The history of parties
The first political parties emerged in the US. It was here that the world's first democratic constitution was introduced. In the beginning the very idea of parties was met with great resistance. It was argued that parties would result in special interests and agendas. It could of course be said that this is exactly what has happened. In practice however, it simply proved impossible to have a working democracy without having people joining together and forming parties which could lead an election campaign based on some common interests.
The political parties in Europe originally formed in the context of specific social groups. In the 19th century the political struggle mainly concerned economics, and therefore various groups gathered around different economic ideologies. Workers fought for socialism, factory owners fought for capitalism, and farmers fought for ownership of the land and economic conditions that benefited agriculture.
After the Second World War people's attachment to these groups or "classes" diminished because of the development of new educational and job opportunities, and because prosperity and the middle class grew. Ideology gradually became detached from the various classes and came to play a more independent role.
Today, single issues play an increasing role in politics, and many issues are boiled down to a simple slogan. This development is probably due to the fact that in Europe there is no longer major disagreement about society's overall structure. Today, virtually all parties in the West are in favour of democracy, equality, private property, and a market economy as well as some government regulation and a degree of public welfare. What politics is about is how much market economy and government regulation society needs.
Market economy, capitalism and democracy
Market economy and capitalism are not identical but in www.democracy-handbook.org the two terms are used interchangeably. In this context it is also important to emphasize that democracy and capitalism are also not identical. Democracy is a form of government. Capitalism is an economic mechanism with an associated ideology.
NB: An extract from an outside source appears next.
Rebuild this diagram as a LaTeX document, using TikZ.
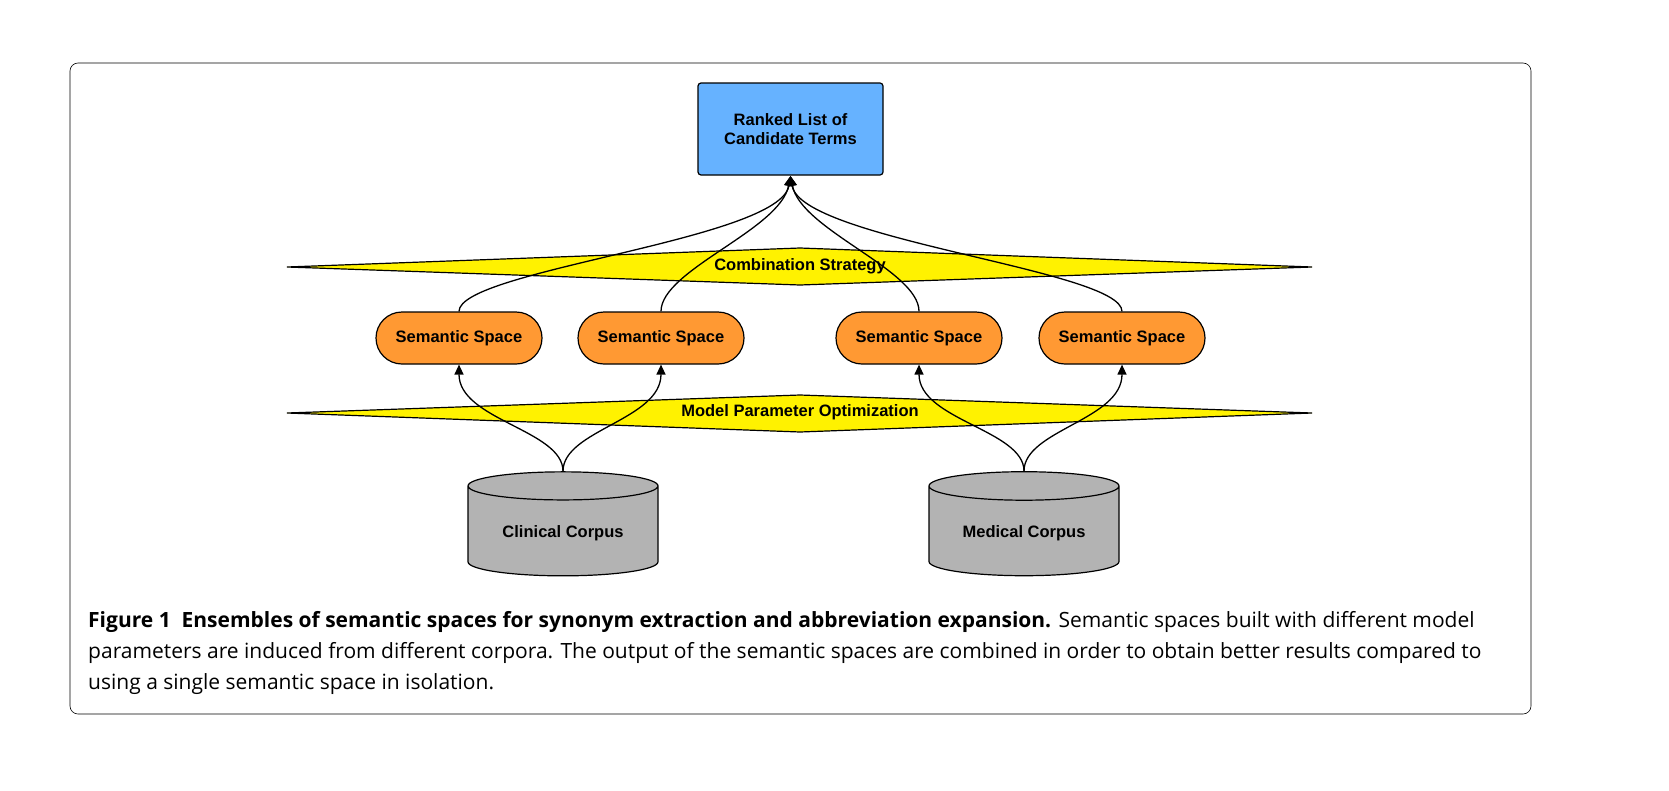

Political parties are the basis of municipal as well as national democracy. Candidates for city councils and parliament are typically recruited through the local party associations.
In many democratic countries there are many parties - perhaps as many as 30-50 different parties - but it is only a portion of these that run for office and even fewer whose candidates are elected. In Denmark and Sweden there are typically 8 to 10 parties represented in the national parliament. In the UK, there are about 10 and in Germany around 6. In the U.S. there are officially five parties that vie for the presidency, but the real battle is only between two of them: the Democrats and the Republicans.